Make up

I’ve been thinking quite a lot about make up lately, partly as a result of the recent #nomakeupselfie that’s been trending on Facebook. For a start, I wouldn’t usually bring make-up when I’m travelling, unless perhaps it’s a short city break with smart dinners out and the like. But even in my everyday life, I don’t wear a huge amount of make up, especially in the day time.

There’s been quite a lot of controversy about the #nomakeupselfie and rightly so – firstly because some people have been trying to claim that posting such a selfie is ‘courageous’ just like fighting cancer is. This is obviously bullshit, and incredibly belittling to the experiences of those with cancer. Then there’s the people who posted selfies on Facebook ‘for cancer awareness’ with no links or instructions regarding how to donate. As many have pointed out, there’s no shortage of awareness that cancer is a horrible disease, so I found these posts mildly infuriating and thoughtless.

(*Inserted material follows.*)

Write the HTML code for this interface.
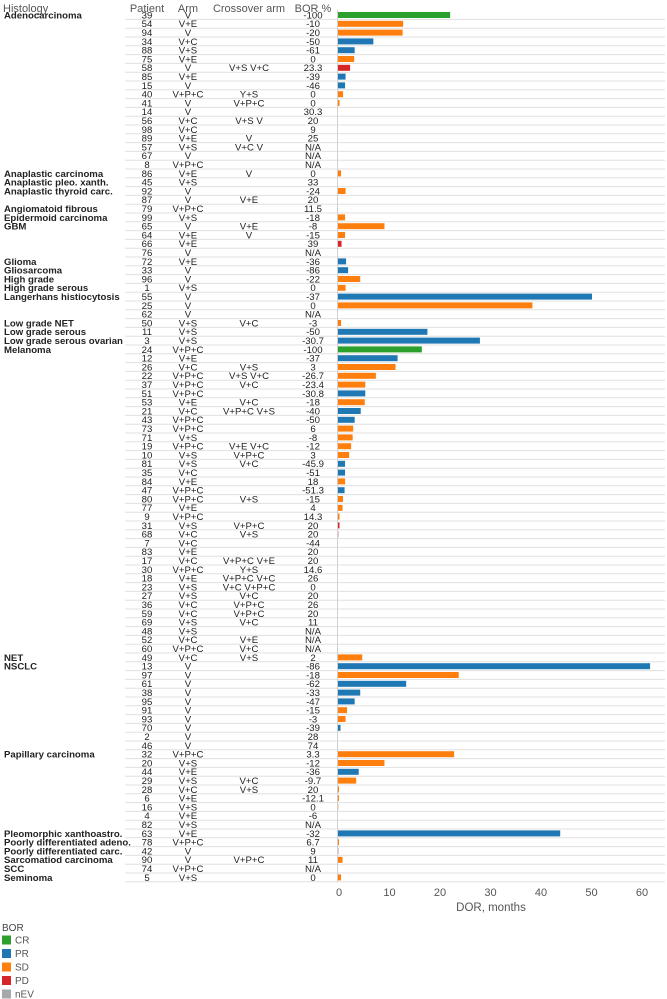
<!DOCTYPE html>
<html><head><meta charset="utf-8">
<style>
html,body{margin:0;padding:0;background:#fff;}
svg{display:block;font-family:"Liberation Sans",Arial,sans-serif;}
</style></head>
<body>
<svg id="chart" width="667" height="999" viewBox="0 0 667 999" xmlns="http://www.w3.org/2000/svg">
<g id="hdr" font-size="11" fill="#555">
<text x="3" y="12">Histology</text>
<text x="147" y="12" text-anchor="middle">Patient</text>
<text x="188" y="12" text-anchor="middle">Arm</text>
<text x="249" y="12" text-anchor="middle">Crossover arm</text>
<text x="313" y="12" text-anchor="middle">BOR %</text>
</g>
<g id="grid"></g>
<g id="rows"></g>
<g id="bars"></g>
<g id="axis"></g>
<g id="legend"></g>
</svg>
<script>
const histology = ["Adenocarcinoma","","","","","","","","","","","","","","","","","",
"Anaplastic carcinoma","Anaplastic pleo. xanth.","Anaplastic thyroid carc.","","Angiomatoid fibrous","Epidermoid carcinoma",
"GBM","","","","Glioma","Gliosarcoma","High grade","High grade serous","Langerhans histiocytosis","","",
"Low grade NET","Low grade serous","Low grade serous ovarian","Melanoma","","","","","","","","","","","","","","","","","","","","","","","","","","","","","","","","","","",
"NET","NSCLC","","","","","","","","","",
"Papillary carcinoma","","","","","","","","",
"Pleomorphic xanthoastro.","Poorly differentiated adeno.","Poorly differentiated carc.","Sarcomatiod carcinoma","SCC","Seminoma"];
const patients = [39,54,94,34,88,75,58,85,15,40,41,14,56,98,89,57,67,8,86,45,92,87,79,99,65,64,66,76,72,33,96,1,55,25,62,50,11,3,24,12,26,22,37,51,53,21,43,73,71,19,10,81,35,84,47,80,77,9,31,68,7,83,17,30,18,23,27,36,59,69,48,52,60,49,13,97,61,38,95,91,93,70,2,46,32,20,44,29,28,6,16,4,82,63,78,42,90,74,5];
const arms = ["V","V+E","V","V+C","V+S","V+E","V","V+E","V","V+P+C","V","V","V+C","V+C","V+E","V+S","V","V+P+C","V+E","V+S","V","V","V+P+C","V+S","V","V+E","V+E","V","V+E","V","V","V+S","V","V","V","V+S","V+S","V+S","V+P+C","V+E","V+C","V+P+C","V+P+C","V+P+C","V+E","V+C","V+P+C","V+P+C","V+S","V+P+C","V+S","V+S","V+C","V+E","V+P+C","V+P+C","V+E","V+P+C","V+S","V+C","V+C","V+E","V+C","V+P+C","V+E","V+S","V+S","V+C","V+C","V+S","V+S","V+C","V+P+C","V+C","V","V","V","V","V","V","V","V","V","V","V+P+C","V+S","V+E","V+S","V+C","V+E","V+S","V+E","V+S","V+E","V+P+C","V","V","V+P+C","V+S"];
const crossover = ["","","","","","","V+S V+C","","","Y+S","V+P+C","","V+S V","","V","V+C V","","","V","","","V+E","","","V+E","V","","","","","","","","","","V+C","","","","","V+S","V+S V+C","V+C","","V+C","V+P+C V+S","","","","V+E V+C","V+P+C","V+C","","","","V+S","","","V+P+C","V+S","","","V+P+C V+E","Y+S","V+P+C V+C","V+C V+P+C","V+C","V+P+C","V+P+C","V+C","","V+E","V+C","V+S","","","","","","","","","","","","","","V+C","V+S","","","","","","","","V+P+C","",""];
const borPct = ["-100","-10","-20","-50","-61","0","23.3","-39","-46","0","0","30.3","20","9","25","N/A","N/A","N/A","0","33","-24","20","11.5","-18","-8","-15","39","N/A","-36","-86","-22","0","-37","0","N/A","-3","-50","-30.7","-100","-37","3","-26.7","-23.4","-30.8","-18","-40","-50","6","-8","-12","3","-45.9","-51","18","-51.3","-15","4","14.3","20","20","-44","20","20","14.6","26","0","20","26","20","11","N/A","N/A","N/A","2","-86","-18","-62","-33","-47","-15","-3","-39","28","74","3.3","-12","-36","-9.7","20","-12.1","0","-6","N/A","-32","6.7","9","11","N/A","0"];
const dorMonths = [22.3,13.0,12.9,7.1,3.4,3.3,2.5,1.6,1.5,1.1,0.4,0,0,0,0,0,0,0,0.7,0,1.6,0,0,1.5,9.3,1.5,0.8,0,1.7,2.1,4.5,1.6,50.4,38.6,0,0.7,17.8,28.2,16.7,11.9,11.5,7.6,5.5,5.5,5.4,4.6,3.4,3.1,3.0,2.7,2.3,1.5,1.5,1.5,1.4,1.1,1.0,0.4,0.4,0.15,0,0,0,0,0,0,0,0,0,0,0,0,0,4.9,61.9,24.0,13.6,4.5,3.4,1.9,1.6,0.6,0,0,23.1,9.3,4.2,3.7,0.3,0.3,0.12,0,0,44.1,0.3,0.15,1.0,0,0.7];
const response = ["CR","SD","SD","PR","PR","SD","PD","PR","PR","SD","SD","nEV","nEV","nEV","nEV","nEV","nEV","nEV","SD","nEV","SD","nEV","nEV","SD","SD","SD","PD","nEV","PR","PR","SD","SD","PR","SD","nEV","SD","PR","PR","CR","PR","SD","SD","SD","PR","SD","PR","PR","SD","SD","SD","SD","PR","PR","SD","PR","SD","SD","SD","PD","PD","nEV","nEV","nEV","nEV","nEV","nEV","nEV","nEV","nEV","nEV","nEV","nEV","nEV","SD","PR","SD","PR","PR","PR","SD","SD","PR","nEV","nEV","SD","SD","PR","SD","SD","SD","SD","nEV","nEV","PR","SD","PD","SD","nEV","SD"];
const xTicks = [0,10,20,30,40,50,60];
const legendCats = ["CR","PR","SD","PD","nEV"];
const catColors = {CR:"#2ca02c",PR:"#1f77b4",SD:"#ff7f0e",PD:"#d62728",nEV:"#a5a9ab"};

const NS="http://www.w3.org/2000/svg";
const X0=337.5, XS=5.05, Y0=15, RH=8.8;
const xScale=v=>X0+v*XS;
const yScale=i=>Y0+i*RH;
function mk(tag,attrs,parent,text){const e=document.createElementNS(NS,tag);for(const k in attrs)e.setAttribute(k,attrs[k]);if(text!==undefined)e.textContent=text;parent.appendChild(e);return e;}
const grid=document.getElementById('grid'),rows=document.getElementById('rows'),bars=document.getElementById('bars'),axis=document.getElementById('axis'),legend=document.getElementById('legend');
const n=patients.length;
for(let i=0;i<n;i++){
  const y=yScale(i);
  const gl=mk('line',{x1:125,x2:665,y1:y+4.4,y2:y+4.4,stroke:"#e0e0e0","stroke-width":1},grid);
  
  
  const g=mk('g',{'font-size':9.6,fill:"#222"},rows);
  
  
  if(histology[i]){
    const t=mk('text',{x:4,y:y+3.4,'font-weight':'bold'},g,histology[i]);
    
    
  }
  const cols=[[147,patients[i],'patient-id'],[188,arms[i],'arm'],[249,crossover[i],'crossover-arm'],[313,borPct[i],'bor-percent']];
  for(const c of cols){
    if(c[1]===''||c[1]===undefined)continue;
    const t=mk('text',{x:c[0],y:y+3.4,'text-anchor':'middle'},g,String(c[1]));
    
    
  }
  if(dorMonths[i]>0){
    const w=Math.max(0.8,xScale(dorMonths[i])-X0);
    const r=mk('rect',{x:X0,y:y-3,width:w,height:6,fill:catColors[response[i]]},bars);
    
    
  }
}
const ax=mk('line',{x1:X0,x2:X0,y1:yScale(0)-5,y2:yScale(n-1)+5,stroke:"#d0d0d0","stroke-width":1},axis);


for(const t of xTicks){
  const tx=mk('text',{x:xScale(t)+1.5,y:896,'text-anchor':'middle','font-size':11,fill:"#555"},axis,String(t));
  
  
}
const xt=mk('text',{x:491,y:911,'text-anchor':'middle','font-size':11.5,fill:"#555"},axis,"DOR, months");


const lt=mk('text',{x:2,y:931,'font-size':10,fill:"#444"},legend,"BOR");


legendCats.forEach((c,k)=>{
  const cy=940+k*13.5;
  const g=mk('g',{},legend);
  
  
  mk('rect',{x:2,y:cy-4.5,width:9,height:9,fill:catColors[c]},g);
  mk('text',{x:15,y:cy+3.5,'font-size':10,fill:"#555"},g,c);
});
</script>
</body></html>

However, apart from all the money that the campaign has raised (£8 million so far) – which is obviously great news – I think that it has sparked an important discussion on why so many women feel obliged to wear make up so much of the time. When some of my friends posted photos of themselves without make up it did make me realise that there are some girls I know whom I have barely, if ever, seen bare-faced. The idea that a significant proportion of our society’s women feel so uncomfortable in their own face’s appearance that they have to cover it up each day is not really a comforting thought.

I have very little problem with the wearing of make up on many occasions: for nights out, for smart dinners or drinks events where you want to dress up, when you’re bored and want to look a bit different for the day, on dates, or other occasions when you want to make it look like you’ve put effort in, at work* when meeting clients, when performing. There’s no denying that wearing make-up can make you look better – it’s the blindly putting it on EVERY day that upsets me, the girls who feel they can’t leave their room without spending a sizeable amount of time applying makeup. I sincerely hope that the #nomakeupselfie trend will have helped at least some of these to even just think about why they do this, and if it’s as necessary as they had previously thought. Perhaps if they tried going about their daily life bare-faced even once they might realise that it’s not as difficult as they might have anticipated. The trend on Facebook has certainly made me think more carefully about when and why I wear make up, and has made it more of a talking point between friends rather than a given. I hope this has been the case for others too.

What do you think? I think there are pretty decent arguments that can go further than this (i.e. all wearing of make up is to do with perpetuating an impossible ideal of female beauty) but I’m not sure how far I would go down along that line…

*There is a separate discussion to be held about the wearing of makeup in the workplace – it seems pretty unfair to me that to look respectable in the workplace women have to spend a considerably longer time getting ready each morning than men, as if there was something inherently inferior about women’s bodies’ suitability for the workplace.